Robert Mercer sure seems like a billionaire. He’s co-head of Renaissance Technologies, which runs a hedge fund that has created vast riches for two other owners. He bought a $90 million yacht and bankrolled the anti-establishment insurgency that carried  Donald Trump to the White House. Newspapers and magazines have already taken to calling him a billionaire.

But in my job as a valuation manager for the Bloomberg Billionaires Index, I need better proof than that. So, as I did with Jamie Dimon and Lloyd Blankfein in 2015, I set out in search of facts that would show just how wealthy the secretive investor is. It would turn out to be one of the most challenging quests in my 14-year career valuing assets.

Mercer, 70, joined Renaissance in 1993 from IBM’s research center, where he worked on speech recognition. He became co-president in 2007. Like other partners in the firm -- including co-founder Jim Simons, Henry Laufer and co-President Peter Brown -- he has been a beneficiary of the legendary Medallion Fund, probably the world’s most successful hedge fund, which manages about $10 billion for Renaissance owners and employees.

Document Hunt

My search began, as it always does, with a hunt for documents. There were Securities and Exchange Commission and Department of Labor filings to go through, a 2014 Senate report, an employee lawsuit and other financial disclosures.

The first challenge was to find the fund’s historical returns.
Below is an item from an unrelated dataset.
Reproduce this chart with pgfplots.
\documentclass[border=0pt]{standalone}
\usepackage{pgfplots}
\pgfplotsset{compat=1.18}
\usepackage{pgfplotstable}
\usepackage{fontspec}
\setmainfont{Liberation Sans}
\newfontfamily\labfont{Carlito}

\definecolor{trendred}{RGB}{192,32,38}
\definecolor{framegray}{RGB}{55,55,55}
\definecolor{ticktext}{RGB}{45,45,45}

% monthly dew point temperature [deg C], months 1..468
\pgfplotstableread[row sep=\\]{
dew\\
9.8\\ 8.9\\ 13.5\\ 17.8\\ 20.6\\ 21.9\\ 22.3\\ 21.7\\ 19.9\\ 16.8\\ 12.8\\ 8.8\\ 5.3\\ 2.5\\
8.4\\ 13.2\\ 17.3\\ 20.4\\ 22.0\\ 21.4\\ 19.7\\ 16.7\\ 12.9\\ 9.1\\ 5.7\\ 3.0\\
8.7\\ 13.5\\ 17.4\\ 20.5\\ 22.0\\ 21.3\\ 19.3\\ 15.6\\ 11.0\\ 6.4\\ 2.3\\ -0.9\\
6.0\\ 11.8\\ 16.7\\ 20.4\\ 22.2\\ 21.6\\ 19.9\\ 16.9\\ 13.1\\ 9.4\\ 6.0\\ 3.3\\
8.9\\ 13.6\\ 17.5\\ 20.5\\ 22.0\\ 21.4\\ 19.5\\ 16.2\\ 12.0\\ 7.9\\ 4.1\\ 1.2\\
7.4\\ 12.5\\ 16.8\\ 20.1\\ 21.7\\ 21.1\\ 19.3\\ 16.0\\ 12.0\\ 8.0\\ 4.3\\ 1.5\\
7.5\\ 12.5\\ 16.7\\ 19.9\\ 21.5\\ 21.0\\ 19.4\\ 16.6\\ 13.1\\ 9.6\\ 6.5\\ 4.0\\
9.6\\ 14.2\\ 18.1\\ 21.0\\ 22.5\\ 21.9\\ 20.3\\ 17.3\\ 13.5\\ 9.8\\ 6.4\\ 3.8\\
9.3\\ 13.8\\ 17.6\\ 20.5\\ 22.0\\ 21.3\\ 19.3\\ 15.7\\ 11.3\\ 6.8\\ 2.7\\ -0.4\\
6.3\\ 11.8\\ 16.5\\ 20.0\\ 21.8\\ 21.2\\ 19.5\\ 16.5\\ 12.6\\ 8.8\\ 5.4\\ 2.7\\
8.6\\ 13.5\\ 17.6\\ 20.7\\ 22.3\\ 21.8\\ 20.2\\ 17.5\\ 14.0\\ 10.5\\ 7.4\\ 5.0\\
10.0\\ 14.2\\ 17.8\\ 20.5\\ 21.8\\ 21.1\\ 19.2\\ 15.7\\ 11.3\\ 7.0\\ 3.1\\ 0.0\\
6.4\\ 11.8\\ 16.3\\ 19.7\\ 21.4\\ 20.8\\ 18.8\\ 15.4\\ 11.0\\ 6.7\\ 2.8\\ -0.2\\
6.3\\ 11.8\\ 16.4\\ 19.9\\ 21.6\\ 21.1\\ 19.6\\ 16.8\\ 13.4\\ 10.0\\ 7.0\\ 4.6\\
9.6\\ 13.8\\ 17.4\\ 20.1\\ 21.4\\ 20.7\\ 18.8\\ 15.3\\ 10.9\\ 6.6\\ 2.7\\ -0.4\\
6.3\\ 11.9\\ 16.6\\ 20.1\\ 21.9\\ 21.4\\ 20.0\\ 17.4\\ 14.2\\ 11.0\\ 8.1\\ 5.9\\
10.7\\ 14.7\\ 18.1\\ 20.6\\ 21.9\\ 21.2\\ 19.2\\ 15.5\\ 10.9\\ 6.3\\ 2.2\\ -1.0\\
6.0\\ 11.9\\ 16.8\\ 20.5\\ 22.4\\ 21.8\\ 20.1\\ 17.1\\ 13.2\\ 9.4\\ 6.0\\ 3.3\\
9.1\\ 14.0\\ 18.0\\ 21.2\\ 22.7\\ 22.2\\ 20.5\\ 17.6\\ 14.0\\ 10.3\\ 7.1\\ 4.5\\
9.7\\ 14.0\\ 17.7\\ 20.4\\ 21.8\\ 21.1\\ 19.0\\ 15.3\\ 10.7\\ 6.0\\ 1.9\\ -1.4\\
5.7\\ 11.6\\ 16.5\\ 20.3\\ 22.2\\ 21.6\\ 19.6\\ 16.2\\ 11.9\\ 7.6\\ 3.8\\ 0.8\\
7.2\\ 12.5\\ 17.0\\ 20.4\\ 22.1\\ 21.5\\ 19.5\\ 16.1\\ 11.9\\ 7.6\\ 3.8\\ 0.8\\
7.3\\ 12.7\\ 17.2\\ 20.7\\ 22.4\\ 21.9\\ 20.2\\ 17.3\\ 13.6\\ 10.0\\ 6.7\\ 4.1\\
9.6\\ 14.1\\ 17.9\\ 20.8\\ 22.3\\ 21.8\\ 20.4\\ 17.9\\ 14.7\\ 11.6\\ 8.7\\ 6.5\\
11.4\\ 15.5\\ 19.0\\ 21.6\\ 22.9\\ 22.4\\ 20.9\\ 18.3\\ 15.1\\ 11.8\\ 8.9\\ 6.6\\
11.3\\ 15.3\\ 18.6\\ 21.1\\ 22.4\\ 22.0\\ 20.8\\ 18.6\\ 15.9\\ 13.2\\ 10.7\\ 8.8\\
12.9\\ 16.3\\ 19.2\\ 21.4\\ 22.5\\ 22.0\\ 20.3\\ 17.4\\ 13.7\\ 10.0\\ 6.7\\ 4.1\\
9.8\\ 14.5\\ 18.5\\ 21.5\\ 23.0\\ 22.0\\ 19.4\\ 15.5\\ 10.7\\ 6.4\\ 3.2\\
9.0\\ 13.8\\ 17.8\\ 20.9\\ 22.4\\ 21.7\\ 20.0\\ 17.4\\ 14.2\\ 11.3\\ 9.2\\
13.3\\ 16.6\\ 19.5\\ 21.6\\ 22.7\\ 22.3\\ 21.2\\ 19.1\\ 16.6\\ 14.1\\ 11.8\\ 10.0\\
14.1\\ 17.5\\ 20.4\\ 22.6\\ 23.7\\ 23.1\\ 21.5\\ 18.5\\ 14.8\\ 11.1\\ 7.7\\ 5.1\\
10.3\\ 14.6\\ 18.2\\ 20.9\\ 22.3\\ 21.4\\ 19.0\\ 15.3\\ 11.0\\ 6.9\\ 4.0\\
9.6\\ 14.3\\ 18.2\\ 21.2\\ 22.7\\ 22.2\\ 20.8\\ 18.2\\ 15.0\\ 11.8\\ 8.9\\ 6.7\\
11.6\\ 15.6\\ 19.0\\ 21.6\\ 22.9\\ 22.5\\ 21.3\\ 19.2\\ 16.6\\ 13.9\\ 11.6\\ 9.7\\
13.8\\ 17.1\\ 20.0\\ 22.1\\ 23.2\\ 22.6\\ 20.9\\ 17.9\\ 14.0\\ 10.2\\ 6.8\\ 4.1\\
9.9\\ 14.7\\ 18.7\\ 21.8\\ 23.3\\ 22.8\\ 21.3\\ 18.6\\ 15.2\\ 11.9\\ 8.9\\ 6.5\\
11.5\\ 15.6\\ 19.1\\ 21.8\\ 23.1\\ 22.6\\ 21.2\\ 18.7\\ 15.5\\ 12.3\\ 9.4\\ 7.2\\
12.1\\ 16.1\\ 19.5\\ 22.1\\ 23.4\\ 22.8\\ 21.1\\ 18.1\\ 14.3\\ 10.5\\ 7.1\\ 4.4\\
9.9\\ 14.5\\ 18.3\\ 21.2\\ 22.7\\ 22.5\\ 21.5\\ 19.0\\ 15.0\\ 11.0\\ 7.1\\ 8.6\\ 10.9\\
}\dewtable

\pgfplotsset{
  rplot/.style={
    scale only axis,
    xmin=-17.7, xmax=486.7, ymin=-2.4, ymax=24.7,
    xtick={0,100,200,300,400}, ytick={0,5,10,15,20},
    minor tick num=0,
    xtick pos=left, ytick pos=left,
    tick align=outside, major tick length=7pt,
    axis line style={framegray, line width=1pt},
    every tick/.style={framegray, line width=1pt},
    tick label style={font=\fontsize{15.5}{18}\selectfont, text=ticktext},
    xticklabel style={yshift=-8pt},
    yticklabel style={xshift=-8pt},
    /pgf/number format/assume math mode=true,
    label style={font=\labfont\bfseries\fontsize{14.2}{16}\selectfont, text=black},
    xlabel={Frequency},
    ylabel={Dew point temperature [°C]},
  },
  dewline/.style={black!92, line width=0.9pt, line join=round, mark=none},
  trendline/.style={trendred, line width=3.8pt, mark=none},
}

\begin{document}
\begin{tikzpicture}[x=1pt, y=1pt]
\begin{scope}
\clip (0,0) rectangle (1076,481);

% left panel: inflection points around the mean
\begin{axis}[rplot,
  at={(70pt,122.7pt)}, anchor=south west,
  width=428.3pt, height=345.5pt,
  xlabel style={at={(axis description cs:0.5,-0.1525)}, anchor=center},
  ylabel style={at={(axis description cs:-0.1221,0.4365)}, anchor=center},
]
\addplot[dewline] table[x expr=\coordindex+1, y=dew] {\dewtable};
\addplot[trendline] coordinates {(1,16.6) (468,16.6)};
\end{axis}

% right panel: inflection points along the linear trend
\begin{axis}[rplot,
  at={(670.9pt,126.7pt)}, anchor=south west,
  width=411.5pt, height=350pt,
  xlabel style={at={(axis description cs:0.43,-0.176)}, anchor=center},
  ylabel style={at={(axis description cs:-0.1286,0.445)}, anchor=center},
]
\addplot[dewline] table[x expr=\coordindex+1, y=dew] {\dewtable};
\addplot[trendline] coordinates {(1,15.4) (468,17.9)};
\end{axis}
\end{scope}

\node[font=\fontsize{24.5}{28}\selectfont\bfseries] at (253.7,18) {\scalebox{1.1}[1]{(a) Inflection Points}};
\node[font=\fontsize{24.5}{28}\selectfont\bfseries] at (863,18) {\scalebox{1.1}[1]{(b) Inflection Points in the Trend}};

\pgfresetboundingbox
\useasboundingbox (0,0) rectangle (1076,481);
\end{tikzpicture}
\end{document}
A 2012 Labor Department application requesting permission to have IRA assets invested in the fund disclosed returns for the 2000s. Figures for earlier and more recent years were provided to Bloomberg by investors or cited in other publications.

The results were astonishing: By my calculations, returns after fees have averaged about 40 percent since the fund started in 1988, and it hasn’t lost money since 1989. To put that in perspective: $1,000 invested in Medallion in 1988 would be worth more than $975,000 today after taxes.
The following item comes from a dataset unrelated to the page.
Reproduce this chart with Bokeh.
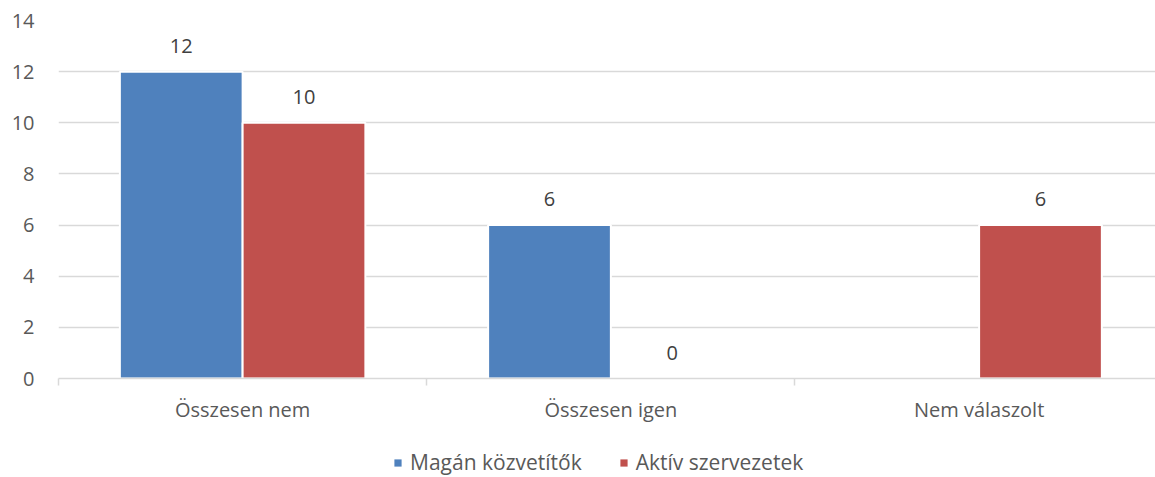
import numpy as np
from bokeh.plotting import figure
from bokeh.layouts import column
from bokeh.models import ColumnDataSource, Range1d, FixedTicker, Legend, LegendItem
from bokeh.core.properties import value
from bokeh.embed import file_html
from bokeh.resources import INLINE

# ---- data ----
categories = ["Összesen nem", "Összesen igen", "Nem válaszolt"]
series_names = ["Magán közvetítők", "Aktív szervezetek"]
magan_kozvetitok = [12, 6, None]
aktiv_szervezetek = [10, 0, 6]
y_ticks = [0, 2, 4, 6, 8, 10, 12, 14]

colors = ["#4F81BD", "#C0504D"]
FONT = "Open Sans"
TXT = "#595959"

p = figure(width=1155, height=437, output_backend="svg", toolbar_location=None,
           x_range=Range1d(0, 2.979), y_range=Range1d(0, 14),
           min_border_left=58, min_border_right=0, min_border_top=20, min_border_bottom=59)
p.outline_line_color = None
p.background_fill_color = "white"
p.border_fill_color = "white"

idx = np.arange(len(categories))
series = [magan_kozvetitok, aktiv_szervezetek]
offsets = [1/3, 2/3]
for vals, col, off in zip(series, colors, offsets):
    tops = np.array([np.nan if v is None else v for v in vals], dtype=float)
    src = ColumnDataSource(dict(x=idx + off, top=tops))
    p.vbar(x="x", top="top", width=1/3, source=src, fill_color=col,
           line_color="white", line_width=2)
    mask = ~np.isnan(tops)
    lsrc = ColumnDataSource(dict(x=(idx + off)[mask], y=tops[mask],
                                 t=[str(int(v)) for v in tops[mask]]))
    p.text(x="x", y="y", text="t", source=lsrc, text_align="center",
           text_baseline="middle", y_offset=-26, text_font=value(FONT),
           text_font_size="20px", text_color="#404040")

# y axis
p.yaxis.ticker = FixedTicker(ticks=y_ticks)
p.yaxis.axis_line_color = None
p.yaxis.major_tick_line_color = None
p.yaxis.minor_tick_line_color = None
p.yaxis.major_tick_out = 0
p.yaxis.major_tick_in = 0
p.yaxis.major_label_standoff = 24
p.yaxis.major_label_text_font = FONT
p.yaxis.major_label_text_font_size = "20px"
p.yaxis.major_label_text_color = TXT

# x axis
p.xaxis.ticker = FixedTicker(ticks=list(idx + 0.5), minor_ticks=list(range(len(categories) + 1)))
p.xaxis.major_label_overrides = {float(i + 0.5): c for i, c in enumerate(categories)}
p.xaxis.major_tick_out = 0
p.xaxis.major_tick_in = 0
p.xaxis.minor_tick_out = 7
p.xaxis.minor_tick_in = 0
p.xaxis.minor_tick_line_color = "#D9D9D9"
p.xaxis.minor_tick_line_width = 1.5
p.xaxis.axis_line_color = "#D9D9D9"
p.xaxis.axis_line_width = 1.5
p.xaxis.major_label_standoff = 10
p.xaxis.major_label_text_font = FONT
p.xaxis.major_label_text_font_size = "20px"
p.xaxis.major_label_text_color = TXT

# grid
p.xgrid.visible = False
p.ygrid.ticker = FixedTicker(ticks=y_ticks)
p.ygrid.grid_line_color = "#D9D9D9"
p.ygrid.grid_line_width = 1.5

# legend strip
lg = figure(width=1155, height=40, output_backend="svg", toolbar_location=None,
            x_range=Range1d(0, 1), y_range=Range1d(0, 1), min_border=0,
            x_axis_type=None, y_axis_type=None)
lg.outline_line_color = None
lg.grid.visible = False
items = []
for n, col in zip(series_names, colors):
    src = ColumnDataSource(dict(x=[np.nan], y=[np.nan]))
    r = lg.rect(x="x", y="y", width=0.1, height=0.1, source=src,
                fill_color=col, line_color=None)
    items.append(LegendItem(label=n, renderers=[r]))
legend = Legend(items=items, location=(335, 1), orientation="horizontal",
                glyph_width=9, glyph_height=9, label_standoff=8, spacing=37,
                padding=0, margin=0, border_line_color=None, background_fill_alpha=0,
                label_text_font=FONT, label_text_font_size="21px", label_text_color=TXT)
lg.add_layout(legend)

open("out.html", "w").write(file_html(column(p, lg, spacing=0), INLINE))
But to determine how much money Mercer made, I would need to know a few more things: what Medallion’s assets were each year; how much of its profit was distributed; and what Mercer’s share of those payments was. That’s where things got difficult, because Renaissance is as secretive about its finances as it is about the algorithms that drive its investment strategies.
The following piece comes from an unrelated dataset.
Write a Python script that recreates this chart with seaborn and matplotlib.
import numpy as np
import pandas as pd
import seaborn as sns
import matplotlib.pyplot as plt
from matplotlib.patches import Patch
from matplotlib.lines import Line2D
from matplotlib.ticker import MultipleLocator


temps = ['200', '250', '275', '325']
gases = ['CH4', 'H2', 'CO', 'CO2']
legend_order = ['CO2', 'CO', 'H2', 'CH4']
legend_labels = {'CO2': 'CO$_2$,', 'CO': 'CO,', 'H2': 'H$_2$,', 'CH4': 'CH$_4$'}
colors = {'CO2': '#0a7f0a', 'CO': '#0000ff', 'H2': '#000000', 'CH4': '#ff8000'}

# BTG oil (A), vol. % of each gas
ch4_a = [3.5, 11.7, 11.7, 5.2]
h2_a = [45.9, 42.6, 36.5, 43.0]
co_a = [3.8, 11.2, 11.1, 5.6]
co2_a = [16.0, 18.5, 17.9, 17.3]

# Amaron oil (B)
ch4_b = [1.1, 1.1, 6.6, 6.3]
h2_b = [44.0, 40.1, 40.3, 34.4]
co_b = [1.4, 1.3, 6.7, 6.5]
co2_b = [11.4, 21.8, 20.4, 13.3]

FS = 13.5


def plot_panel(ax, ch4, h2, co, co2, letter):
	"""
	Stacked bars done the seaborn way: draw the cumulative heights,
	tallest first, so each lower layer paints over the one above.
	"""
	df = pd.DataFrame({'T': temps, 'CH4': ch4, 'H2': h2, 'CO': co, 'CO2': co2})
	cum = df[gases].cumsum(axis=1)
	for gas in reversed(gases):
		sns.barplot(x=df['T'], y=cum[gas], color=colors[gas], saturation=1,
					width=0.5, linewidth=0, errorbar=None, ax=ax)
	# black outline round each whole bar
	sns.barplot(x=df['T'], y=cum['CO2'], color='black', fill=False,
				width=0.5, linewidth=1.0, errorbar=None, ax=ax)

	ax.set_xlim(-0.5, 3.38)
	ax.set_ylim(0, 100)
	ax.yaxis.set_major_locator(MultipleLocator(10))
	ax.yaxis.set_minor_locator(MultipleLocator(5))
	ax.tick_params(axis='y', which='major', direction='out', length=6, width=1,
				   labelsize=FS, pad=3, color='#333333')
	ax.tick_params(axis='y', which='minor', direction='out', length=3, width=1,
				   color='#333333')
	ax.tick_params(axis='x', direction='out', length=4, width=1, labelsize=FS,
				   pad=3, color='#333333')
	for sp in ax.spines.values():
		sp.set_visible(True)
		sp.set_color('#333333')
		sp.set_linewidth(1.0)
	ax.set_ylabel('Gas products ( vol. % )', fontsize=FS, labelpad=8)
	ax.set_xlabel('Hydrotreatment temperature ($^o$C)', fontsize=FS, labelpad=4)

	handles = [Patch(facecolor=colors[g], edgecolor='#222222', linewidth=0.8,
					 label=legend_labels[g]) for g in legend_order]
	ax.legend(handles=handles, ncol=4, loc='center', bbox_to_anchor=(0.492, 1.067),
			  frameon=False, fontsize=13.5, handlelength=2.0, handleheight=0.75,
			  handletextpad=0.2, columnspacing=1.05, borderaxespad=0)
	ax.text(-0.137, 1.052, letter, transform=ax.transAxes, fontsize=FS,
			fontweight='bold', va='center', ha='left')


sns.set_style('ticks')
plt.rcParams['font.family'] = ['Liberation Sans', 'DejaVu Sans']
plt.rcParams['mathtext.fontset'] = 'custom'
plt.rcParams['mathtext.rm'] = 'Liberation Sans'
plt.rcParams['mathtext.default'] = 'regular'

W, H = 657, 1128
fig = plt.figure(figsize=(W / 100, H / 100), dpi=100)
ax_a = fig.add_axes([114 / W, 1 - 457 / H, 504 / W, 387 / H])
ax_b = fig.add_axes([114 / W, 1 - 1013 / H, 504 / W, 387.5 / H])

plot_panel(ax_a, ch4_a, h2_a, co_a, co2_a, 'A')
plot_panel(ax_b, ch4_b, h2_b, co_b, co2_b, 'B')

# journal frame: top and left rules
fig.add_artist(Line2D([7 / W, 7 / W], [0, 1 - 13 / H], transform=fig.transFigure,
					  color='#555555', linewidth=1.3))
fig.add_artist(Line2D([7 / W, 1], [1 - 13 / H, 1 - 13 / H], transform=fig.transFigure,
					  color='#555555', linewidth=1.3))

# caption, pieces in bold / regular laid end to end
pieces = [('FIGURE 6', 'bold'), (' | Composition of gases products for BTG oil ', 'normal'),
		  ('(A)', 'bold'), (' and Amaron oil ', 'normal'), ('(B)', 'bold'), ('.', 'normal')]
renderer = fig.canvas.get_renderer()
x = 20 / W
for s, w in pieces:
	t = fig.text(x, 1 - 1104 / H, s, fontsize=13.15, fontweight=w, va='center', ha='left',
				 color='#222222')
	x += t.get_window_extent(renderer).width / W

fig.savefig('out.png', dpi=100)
Medallion’s 2002 annual report disclosed assets for three years. It also showed returns and profits. And it revealed the fund capped its assets at about $5 billion. That meant that every six months any money in excess of the cap would be returned to investors. From the 2012 Labor Department document, I learned that all Medallion distributions were paid in cash. What I didn’t know was how the cap had shifted over the years to get to where it is today.